# Instruction
Leave out the images and repeat the listing below without a single change.

# Data segment
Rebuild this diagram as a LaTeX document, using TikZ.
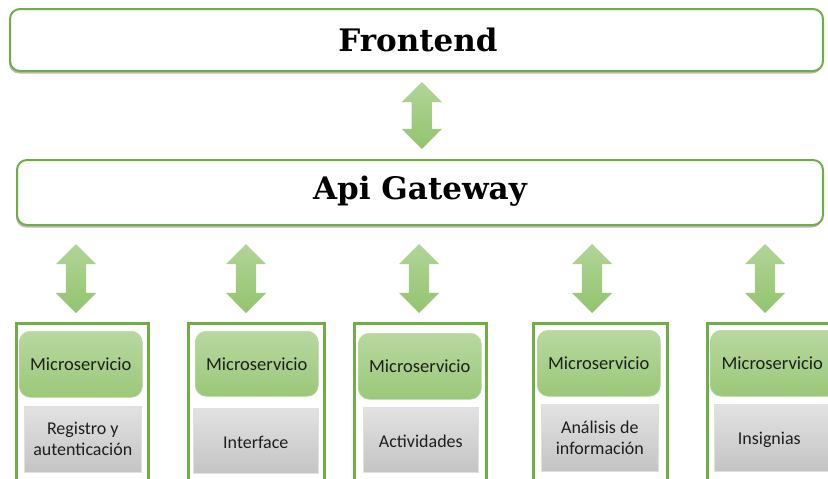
\documentclass[tikz,border=0pt]{standalone}
\usepackage{fontspec}
\newfontfamily\calib{Carlito}
\newfontfamily\titlefont{DejaVu Serif}
\usetikzlibrary{shapes.arrows,shadows,calc}

\definecolor{gborder}{RGB}{112,173,71}
\definecolor{gtop}{RGB}{184,216,160}
\definecolor{gbot}{RGB}{154,200,120}
\definecolor{atop}{RGB}{178,212,152}
\definecolor{abot}{RGB}{146,196,110}
\definecolor{graytop}{RGB}{226,226,226}
\definecolor{graybot}{RGB}{196,196,196}
\definecolor{ink}{RGB}{30,30,30}

\tikzset{
  layerbox/.style={draw=gborder, line width=2pt, fill=white, rounded corners=10pt,
    drop shadow={shadow xshift=-1pt, shadow yshift=-2.5pt, fill=black!45, opacity=0.6}},
  titletext/.style={font=\titlefont\bfseries\fontsize{31}{36}\selectfont},
  service/.style={draw=gborder, line width=3pt, fill=white,
    drop shadow={shadow xshift=0pt, shadow yshift=1.5pt, fill=black!40, opacity=0.5}},
  microbox/.style={draw=gbot!70!white, line width=0.6pt, rounded corners=11pt,
    top color=gtop, bottom color=gbot},
  taskbox/.style={draw=black!12, line width=0.6pt,
    top color=graytop, bottom color=graybot},
  mstext/.style={text=ink, font=\calib\fontsize{18.5}{21}\selectfont},
  tasktext/.style={text=ink, align=center, font=\calib\fontsize{18}{21}\selectfont},
  fatarrow/.style={double arrow, shape border rotate=90, draw=none,
    top color=atop, bottom color=abot, inner sep=10pt,
    double arrow head extend=10pt},
}

\begin{document}
\begin{tikzpicture}[x=1pt, y=-1pt]
  \clip (0,0) rectangle (828,479);

  % upper layers
  \node[layerbox, minimum width=813pt, minimum height=62pt] (front) at (416.5,40) {};
  \node[titletext] at ($(front)+(1.5,0)$) {Frontend};
  \node[layerbox, minimum width=806pt, minimum height=65pt] (gate) at (420,192.5) {};
  \node[titletext] at ($(gate)+(0,-1)$) {Api Gateway};

  % arrow between frontend and gateway
  \node[fatarrow, minimum height=67pt] (a0) at ($(front.south)!0.5!(gate.north) + (3.5,0)$) {};

  % service containers
  \foreach \i/\l/\r/\ml/\mr/\gl/\gr/\mt/\mb/\gt/\gb in {
      1/15/147/19/142/24/141/331/397/406/472,
      2/187/323/195/318/193/318/331/396/408/473,
      3/353/485/358/481/363/478/333/399/407/472,
      4/532/666/537/660/541/658/330/396/404/471,
      5/706/842/710/838/714/834/330/396/404/471} {
    \node[service, minimum width={(\r-\l)*1pt}, minimum height=170pt, anchor=north west]
      (box\i) at (\l,321.5) {};
    \node[microbox, minimum width={(\mr-\ml)*1pt}, minimum height={(\mb-\mt)*1pt}, anchor=north west]
      (ms\i) at (\ml,\mt) {};
    \node[taskbox, minimum width={(\gr-\gl)*1pt}, minimum height={(\gb-\gt)*1pt}, anchor=north west]
      (task\i) at (\gl,\gt) {};
  }

  % labels
  \foreach \i in {1,...,4} {\node[mstext] at (ms\i) {Microservicio};}
  \node[mstext] at ($(ms5)+(-2,0)$) {Microservicio};
  \node[tasktext] at (task1) {Registro y\\autenticación};
  \node[tasktext] at ($(task2)+(0,2)$) {Interface};
  \node[tasktext] at ($(task3)+(0,2)$) {Actividades};
  \node[tasktext] at (task4) {Análisis de\\información};
  \node[tasktext] at ($(task5)+(-5,2)$) {Insignias};

  % arrows between gateway and services
  \foreach \i/\x in {1/76,2/246,3/419,4/592,5/765} {
    \node[fatarrow, minimum height=69pt] (a\i) at (\x,278.5) {};
  }
\end{tikzpicture}
\end{document}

# Expected answer
Rebuild this diagram as a LaTeX document, using TikZ.
\documentclass[tikz,border=0pt]{standalone}
\usepackage{fontspec}
\newfontfamily\calib{Carlito}
\newfontfamily\titlefont{DejaVu Serif}
\usetikzlibrary{shapes.arrows,shadows,calc}

\definecolor{gborder}{RGB}{112,173,71}
\definecolor{gtop}{RGB}{184,216,160}
\definecolor{gbot}{RGB}{154,200,120}
\definecolor{atop}{RGB}{178,212,152}
\definecolor{abot}{RGB}{146,196,110}
\definecolor{graytop}{RGB}{226,226,226}
\definecolor{graybot}{RGB}{196,196,196}
\definecolor{ink}{RGB}{30,30,30}

\tikzset{
  layerbox/.style={draw=gborder, line width=2pt, fill=white, rounded corners=10pt,
    drop shadow={shadow xshift=-1pt, shadow yshift=-2.5pt, fill=black!45, opacity=0.6}},
  titletext/.style={font=\titlefont\bfseries\fontsize{31}{36}\selectfont},
  service/.style={draw=gborder, line width=3pt, fill=white,
    drop shadow={shadow xshift=0pt, shadow yshift=1.5pt, fill=black!40, opacity=0.5}},
  microbox/.style={draw=gbot!70!white, line width=0.6pt, rounded corners=11pt,
    top color=gtop, bottom color=gbot},
  taskbox/.style={draw=black!12, line width=0.6pt,
    top color=graytop, bottom color=graybot},
  mstext/.style={text=ink, font=\calib\fontsize{18.5}{21}\selectfont},
  tasktext/.style={text=ink, align=center, font=\calib\fontsize{18}{21}\selectfont},
  fatarrow/.style={double arrow, shape border rotate=90, draw=none,
    top color=atop, bottom color=abot, inner sep=10pt,
    double arrow head extend=10pt},
}

\begin{document}
\begin{tikzpicture}[x=1pt, y=-1pt]
  \clip (0,0) rectangle (828,479);

  % upper layers
  \node[layerbox, minimum width=813pt, minimum height=62pt] (front) at (416.5,40) {};
  \node[titletext] at ($(front)+(1.5,0)$) {Frontend};
  \node[layerbox, minimum width=806pt, minimum height=65pt] (gate) at (420,192.5) {};
  \node[titletext] at ($(gate)+(0,-1)$) {Api Gateway};

  % arrow between frontend and gateway
  \node[fatarrow, minimum height=67pt] (a0) at ($(front.south)!0.5!(gate.north) + (3.5,0)$) {};

  % service containers
  \foreach \i/\l/\r/\ml/\mr/\gl/\gr/\mt/\mb/\gt/\gb in {
      1/15/147/19/142/24/141/331/397/406/472,
      2/187/323/195/318/193/318/331/396/408/473,
      3/353/485/358/481/363/478/333/399/407/472,
      4/532/666/537/660/541/658/330/396/404/471,
      5/706/842/710/838/714/834/330/396/404/471} {
    \node[service, minimum width={(\r-\l)*1pt}, minimum height=170pt, anchor=north west]
      (box\i) at (\l,321.5) {};
    \node[microbox, minimum width={(\mr-\ml)*1pt}, minimum height={(\mb-\mt)*1pt}, anchor=north west]
      (ms\i) at (\ml,\mt) {};
    \node[taskbox, minimum width={(\gr-\gl)*1pt}, minimum height={(\gb-\gt)*1pt}, anchor=north west]
      (task\i) at (\gl,\gt) {};
  }

  % labels
  \foreach \i in {1,...,4} {\node[mstext] at (ms\i) {Microservicio};}
  \node[mstext] at ($(ms5)+(-2,0)$) {Microservicio};
  \node[tasktext] at (task1) {Registro y\\autenticación};
  \node[tasktext] at ($(task2)+(0,2)$) {Interface};
  \node[tasktext] at ($(task3)+(0,2)$) {Actividades};
  \node[tasktext] at (task4) {Análisis de\\información};
  \node[tasktext] at ($(task5)+(-5,2)$) {Insignias};

  % arrows between gateway and services
  \foreach \i/\x in {1/76,2/246,3/419,4/592,5/765} {
    \node[fatarrow, minimum height=69pt] (a\i) at (\x,278.5) {};
  }
\end{tikzpicture}
\end{document}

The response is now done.